> [Task prompt]
Within the material below, transcribe exactly the lines from the one holding "Generate a component" through the one holding "const years: number[]", keeping both ends and skipping the rest.

········

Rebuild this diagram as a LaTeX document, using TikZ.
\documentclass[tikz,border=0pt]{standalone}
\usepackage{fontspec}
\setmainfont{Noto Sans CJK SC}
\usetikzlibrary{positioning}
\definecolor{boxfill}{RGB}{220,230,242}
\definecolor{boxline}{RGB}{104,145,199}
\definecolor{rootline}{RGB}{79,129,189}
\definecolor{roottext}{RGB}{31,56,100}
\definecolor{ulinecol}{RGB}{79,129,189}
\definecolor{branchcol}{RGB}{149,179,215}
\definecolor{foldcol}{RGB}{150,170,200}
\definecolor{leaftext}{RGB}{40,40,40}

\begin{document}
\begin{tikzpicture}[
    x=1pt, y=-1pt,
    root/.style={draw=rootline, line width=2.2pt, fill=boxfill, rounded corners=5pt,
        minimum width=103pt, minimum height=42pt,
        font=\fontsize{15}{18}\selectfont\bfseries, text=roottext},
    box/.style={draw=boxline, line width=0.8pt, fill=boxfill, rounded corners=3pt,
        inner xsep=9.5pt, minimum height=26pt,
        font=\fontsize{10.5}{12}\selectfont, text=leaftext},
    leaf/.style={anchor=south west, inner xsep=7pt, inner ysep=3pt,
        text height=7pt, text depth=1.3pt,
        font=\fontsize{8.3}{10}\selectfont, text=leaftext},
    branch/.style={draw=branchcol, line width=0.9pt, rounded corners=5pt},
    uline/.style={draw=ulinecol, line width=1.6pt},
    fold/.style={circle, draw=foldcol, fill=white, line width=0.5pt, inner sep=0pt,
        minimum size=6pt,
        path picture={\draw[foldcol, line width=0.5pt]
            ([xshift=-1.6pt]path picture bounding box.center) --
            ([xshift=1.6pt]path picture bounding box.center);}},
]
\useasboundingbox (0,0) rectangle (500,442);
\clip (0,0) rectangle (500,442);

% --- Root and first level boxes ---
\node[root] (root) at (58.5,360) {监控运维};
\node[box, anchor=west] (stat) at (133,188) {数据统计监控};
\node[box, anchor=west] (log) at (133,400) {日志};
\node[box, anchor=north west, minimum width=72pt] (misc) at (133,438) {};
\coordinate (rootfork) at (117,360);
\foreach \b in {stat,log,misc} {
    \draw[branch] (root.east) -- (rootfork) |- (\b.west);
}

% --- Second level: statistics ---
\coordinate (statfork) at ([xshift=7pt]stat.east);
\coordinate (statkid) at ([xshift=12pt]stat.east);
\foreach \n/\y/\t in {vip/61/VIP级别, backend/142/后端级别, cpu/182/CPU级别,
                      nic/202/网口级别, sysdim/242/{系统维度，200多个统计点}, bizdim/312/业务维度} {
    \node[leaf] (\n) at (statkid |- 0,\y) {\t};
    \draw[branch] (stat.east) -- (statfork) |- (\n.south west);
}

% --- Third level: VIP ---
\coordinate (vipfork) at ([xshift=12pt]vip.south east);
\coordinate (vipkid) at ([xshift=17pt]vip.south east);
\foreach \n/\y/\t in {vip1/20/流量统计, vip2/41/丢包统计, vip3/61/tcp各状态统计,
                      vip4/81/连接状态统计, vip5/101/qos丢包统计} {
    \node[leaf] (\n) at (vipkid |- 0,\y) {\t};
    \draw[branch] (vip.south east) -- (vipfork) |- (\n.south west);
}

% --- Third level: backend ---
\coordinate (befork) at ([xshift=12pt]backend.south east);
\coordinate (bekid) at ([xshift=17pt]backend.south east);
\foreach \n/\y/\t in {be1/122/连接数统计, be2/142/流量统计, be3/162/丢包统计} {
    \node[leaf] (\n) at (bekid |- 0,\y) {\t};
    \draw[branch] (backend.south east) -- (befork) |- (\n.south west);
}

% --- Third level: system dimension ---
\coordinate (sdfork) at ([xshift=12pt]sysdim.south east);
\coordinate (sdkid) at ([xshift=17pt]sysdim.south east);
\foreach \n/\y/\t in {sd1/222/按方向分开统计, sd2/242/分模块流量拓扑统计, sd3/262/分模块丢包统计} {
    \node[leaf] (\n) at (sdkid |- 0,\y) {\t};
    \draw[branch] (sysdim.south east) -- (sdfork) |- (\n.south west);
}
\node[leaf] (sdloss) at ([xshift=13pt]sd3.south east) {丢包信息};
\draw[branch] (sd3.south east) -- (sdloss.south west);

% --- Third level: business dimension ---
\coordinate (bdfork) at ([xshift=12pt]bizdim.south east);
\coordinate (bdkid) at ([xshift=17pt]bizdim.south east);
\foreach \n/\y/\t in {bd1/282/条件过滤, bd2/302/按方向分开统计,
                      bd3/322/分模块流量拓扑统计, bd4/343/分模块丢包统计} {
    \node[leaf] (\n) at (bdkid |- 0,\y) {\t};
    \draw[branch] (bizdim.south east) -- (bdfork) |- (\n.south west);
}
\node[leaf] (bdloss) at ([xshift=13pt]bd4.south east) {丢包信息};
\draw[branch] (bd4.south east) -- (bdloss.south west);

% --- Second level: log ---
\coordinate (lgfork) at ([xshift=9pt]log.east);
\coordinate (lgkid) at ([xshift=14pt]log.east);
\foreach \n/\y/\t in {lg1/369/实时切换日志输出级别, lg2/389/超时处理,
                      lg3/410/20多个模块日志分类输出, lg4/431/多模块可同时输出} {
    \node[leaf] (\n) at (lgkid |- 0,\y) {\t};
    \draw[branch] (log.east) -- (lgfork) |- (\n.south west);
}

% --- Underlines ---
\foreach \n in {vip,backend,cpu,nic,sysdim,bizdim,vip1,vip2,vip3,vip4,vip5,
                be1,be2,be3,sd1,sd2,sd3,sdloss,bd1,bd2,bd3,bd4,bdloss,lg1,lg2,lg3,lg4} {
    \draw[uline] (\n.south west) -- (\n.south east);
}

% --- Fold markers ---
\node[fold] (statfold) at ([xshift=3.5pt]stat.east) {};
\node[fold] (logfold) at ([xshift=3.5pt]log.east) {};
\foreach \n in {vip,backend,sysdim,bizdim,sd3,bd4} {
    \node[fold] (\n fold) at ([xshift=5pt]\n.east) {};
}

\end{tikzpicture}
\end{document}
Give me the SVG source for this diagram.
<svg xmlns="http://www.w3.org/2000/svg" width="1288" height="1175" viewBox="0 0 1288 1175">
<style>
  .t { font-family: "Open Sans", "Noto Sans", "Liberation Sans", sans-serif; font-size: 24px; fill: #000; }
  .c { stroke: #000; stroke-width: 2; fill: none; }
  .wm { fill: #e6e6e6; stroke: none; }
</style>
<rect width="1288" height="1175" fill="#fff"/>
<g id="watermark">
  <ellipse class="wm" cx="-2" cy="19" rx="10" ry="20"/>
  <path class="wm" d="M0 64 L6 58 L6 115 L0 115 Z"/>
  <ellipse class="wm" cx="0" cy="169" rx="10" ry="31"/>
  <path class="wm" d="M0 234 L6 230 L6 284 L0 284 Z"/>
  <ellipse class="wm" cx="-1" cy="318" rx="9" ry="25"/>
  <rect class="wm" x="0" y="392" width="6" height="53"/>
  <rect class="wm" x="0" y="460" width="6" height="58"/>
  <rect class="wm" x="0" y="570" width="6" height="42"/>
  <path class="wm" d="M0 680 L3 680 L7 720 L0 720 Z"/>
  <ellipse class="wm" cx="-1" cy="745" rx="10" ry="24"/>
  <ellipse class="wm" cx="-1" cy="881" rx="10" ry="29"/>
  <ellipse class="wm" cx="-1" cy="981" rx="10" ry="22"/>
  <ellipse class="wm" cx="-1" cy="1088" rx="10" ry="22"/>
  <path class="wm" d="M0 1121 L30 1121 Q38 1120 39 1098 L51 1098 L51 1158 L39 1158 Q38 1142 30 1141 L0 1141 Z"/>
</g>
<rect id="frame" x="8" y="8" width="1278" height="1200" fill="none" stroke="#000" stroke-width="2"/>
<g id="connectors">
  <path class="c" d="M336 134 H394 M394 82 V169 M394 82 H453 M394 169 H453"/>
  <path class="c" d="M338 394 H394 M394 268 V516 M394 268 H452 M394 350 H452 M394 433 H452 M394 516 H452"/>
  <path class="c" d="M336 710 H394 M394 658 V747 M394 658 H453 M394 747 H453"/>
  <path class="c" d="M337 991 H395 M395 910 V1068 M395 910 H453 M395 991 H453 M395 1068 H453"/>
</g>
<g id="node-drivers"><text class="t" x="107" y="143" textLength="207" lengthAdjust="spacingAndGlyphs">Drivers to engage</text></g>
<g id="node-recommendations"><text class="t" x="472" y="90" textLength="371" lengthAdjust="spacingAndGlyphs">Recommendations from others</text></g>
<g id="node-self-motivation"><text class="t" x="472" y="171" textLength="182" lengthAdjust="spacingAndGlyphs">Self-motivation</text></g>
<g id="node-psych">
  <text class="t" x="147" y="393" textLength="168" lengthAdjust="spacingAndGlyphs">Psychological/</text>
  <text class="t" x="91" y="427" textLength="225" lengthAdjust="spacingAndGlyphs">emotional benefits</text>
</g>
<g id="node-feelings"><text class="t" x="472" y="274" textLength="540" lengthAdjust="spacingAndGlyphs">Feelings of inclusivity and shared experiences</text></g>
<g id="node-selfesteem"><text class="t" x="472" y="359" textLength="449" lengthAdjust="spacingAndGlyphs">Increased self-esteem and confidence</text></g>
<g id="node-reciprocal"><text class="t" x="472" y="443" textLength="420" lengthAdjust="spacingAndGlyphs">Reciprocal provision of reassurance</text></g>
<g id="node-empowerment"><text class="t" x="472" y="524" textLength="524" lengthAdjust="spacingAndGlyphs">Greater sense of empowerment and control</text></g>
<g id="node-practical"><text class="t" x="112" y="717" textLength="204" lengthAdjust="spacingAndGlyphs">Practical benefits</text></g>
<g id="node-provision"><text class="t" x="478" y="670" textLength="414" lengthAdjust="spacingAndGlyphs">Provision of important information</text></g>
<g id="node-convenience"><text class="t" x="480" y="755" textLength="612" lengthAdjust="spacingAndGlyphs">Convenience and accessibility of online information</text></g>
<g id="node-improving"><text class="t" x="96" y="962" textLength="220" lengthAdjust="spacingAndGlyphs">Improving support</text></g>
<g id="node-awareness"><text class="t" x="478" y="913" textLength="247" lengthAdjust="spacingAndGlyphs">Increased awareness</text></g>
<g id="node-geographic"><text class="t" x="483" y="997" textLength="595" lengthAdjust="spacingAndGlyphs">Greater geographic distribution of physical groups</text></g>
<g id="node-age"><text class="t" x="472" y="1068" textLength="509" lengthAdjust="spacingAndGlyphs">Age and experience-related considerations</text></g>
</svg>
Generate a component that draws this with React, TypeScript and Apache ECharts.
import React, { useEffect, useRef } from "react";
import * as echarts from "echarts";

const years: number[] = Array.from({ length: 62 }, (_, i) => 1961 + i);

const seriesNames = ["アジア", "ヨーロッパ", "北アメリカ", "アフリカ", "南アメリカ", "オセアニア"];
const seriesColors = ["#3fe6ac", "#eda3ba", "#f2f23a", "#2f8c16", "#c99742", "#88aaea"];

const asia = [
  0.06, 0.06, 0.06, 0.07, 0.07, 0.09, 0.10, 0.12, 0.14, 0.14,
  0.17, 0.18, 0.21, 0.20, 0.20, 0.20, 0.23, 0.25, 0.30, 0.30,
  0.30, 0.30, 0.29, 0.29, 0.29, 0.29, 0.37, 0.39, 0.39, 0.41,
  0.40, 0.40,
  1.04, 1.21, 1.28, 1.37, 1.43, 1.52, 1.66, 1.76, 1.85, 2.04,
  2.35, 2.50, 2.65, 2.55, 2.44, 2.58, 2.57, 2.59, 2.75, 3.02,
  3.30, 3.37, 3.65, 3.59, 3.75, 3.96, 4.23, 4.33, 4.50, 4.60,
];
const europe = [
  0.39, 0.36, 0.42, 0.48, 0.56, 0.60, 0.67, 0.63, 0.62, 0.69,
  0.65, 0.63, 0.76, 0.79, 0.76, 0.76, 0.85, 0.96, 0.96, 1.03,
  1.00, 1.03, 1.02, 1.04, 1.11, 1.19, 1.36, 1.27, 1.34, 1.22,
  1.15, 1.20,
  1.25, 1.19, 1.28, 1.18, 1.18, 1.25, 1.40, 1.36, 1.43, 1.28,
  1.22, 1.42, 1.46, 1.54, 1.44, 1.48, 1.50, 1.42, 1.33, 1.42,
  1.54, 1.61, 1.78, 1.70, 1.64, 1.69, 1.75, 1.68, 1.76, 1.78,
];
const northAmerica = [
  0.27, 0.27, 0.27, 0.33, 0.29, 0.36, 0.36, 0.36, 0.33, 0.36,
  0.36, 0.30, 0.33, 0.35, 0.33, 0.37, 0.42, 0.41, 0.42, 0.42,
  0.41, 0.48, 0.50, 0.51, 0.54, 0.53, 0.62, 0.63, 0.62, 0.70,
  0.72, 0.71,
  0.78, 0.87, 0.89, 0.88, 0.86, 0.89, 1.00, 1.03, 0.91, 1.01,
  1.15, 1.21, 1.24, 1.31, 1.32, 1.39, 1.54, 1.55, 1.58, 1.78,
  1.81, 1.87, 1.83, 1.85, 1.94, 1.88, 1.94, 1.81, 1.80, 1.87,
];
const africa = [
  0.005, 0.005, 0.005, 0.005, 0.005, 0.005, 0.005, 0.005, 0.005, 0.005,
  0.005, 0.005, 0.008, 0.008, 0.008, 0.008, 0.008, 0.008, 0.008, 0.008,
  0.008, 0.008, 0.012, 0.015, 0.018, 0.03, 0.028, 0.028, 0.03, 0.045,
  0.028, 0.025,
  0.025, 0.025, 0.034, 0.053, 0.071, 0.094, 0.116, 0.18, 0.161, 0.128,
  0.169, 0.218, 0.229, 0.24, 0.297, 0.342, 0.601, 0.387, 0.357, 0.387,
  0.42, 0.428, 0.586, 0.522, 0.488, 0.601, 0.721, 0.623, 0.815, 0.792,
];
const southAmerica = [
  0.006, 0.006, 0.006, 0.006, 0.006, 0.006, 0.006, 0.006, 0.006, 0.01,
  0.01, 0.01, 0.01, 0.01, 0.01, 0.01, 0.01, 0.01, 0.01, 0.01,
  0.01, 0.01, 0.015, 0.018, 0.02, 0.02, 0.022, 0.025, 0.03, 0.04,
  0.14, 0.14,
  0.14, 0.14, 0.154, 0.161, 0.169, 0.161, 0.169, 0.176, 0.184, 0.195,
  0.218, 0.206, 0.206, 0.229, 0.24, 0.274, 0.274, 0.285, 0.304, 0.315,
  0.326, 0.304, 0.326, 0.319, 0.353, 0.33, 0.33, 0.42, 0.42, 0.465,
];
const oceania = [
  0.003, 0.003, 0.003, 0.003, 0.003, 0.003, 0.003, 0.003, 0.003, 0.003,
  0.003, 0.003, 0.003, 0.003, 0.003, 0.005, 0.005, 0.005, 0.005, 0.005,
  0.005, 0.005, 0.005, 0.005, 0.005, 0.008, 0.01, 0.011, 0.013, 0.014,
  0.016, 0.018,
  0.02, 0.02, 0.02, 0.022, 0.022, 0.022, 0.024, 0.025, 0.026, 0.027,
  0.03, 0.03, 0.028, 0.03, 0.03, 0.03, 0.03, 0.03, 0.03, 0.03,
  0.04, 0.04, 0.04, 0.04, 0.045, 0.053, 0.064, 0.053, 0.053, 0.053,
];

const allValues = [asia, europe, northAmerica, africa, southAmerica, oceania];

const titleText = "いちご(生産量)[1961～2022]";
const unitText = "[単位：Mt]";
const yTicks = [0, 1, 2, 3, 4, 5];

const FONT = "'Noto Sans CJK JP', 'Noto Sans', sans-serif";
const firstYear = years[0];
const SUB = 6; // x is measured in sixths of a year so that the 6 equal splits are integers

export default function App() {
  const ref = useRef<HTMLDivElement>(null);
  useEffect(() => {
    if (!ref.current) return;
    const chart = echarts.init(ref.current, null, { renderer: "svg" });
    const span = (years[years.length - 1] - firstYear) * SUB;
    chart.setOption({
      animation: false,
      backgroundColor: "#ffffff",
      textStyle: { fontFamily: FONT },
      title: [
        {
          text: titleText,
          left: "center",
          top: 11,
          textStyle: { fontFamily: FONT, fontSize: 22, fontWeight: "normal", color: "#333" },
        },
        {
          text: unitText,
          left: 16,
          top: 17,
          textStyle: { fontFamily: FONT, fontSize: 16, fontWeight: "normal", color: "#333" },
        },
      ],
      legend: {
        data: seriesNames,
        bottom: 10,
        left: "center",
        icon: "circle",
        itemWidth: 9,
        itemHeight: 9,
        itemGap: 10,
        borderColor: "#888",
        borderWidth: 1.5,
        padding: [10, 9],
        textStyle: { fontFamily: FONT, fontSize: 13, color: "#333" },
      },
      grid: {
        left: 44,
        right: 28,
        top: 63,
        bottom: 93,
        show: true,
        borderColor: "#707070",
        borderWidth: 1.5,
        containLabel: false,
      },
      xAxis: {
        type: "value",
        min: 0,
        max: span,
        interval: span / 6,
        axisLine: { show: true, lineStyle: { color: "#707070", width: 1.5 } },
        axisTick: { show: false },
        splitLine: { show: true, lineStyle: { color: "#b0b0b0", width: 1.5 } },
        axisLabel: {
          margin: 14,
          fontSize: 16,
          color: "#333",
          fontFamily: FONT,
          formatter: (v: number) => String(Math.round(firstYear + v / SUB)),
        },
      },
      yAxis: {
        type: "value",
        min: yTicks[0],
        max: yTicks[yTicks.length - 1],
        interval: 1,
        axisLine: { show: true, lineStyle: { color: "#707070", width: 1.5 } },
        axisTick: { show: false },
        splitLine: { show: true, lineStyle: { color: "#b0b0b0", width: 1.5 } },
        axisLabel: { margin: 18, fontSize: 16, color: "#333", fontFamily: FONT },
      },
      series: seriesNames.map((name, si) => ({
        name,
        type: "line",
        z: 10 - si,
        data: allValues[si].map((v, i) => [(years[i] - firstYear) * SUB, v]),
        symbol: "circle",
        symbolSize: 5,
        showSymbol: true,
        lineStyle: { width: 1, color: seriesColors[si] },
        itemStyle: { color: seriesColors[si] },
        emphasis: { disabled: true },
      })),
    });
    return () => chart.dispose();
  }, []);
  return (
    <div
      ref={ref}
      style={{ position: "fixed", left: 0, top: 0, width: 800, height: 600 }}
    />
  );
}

········

> [Problem solution]
Generate a component that draws this with React, TypeScript and Apache ECharts.
import React, { useEffect, useRef } from "react";
import * as echarts from "echarts";

const years: number[] = Array.from({ length: 62 }, (_, i) => 1961 + i);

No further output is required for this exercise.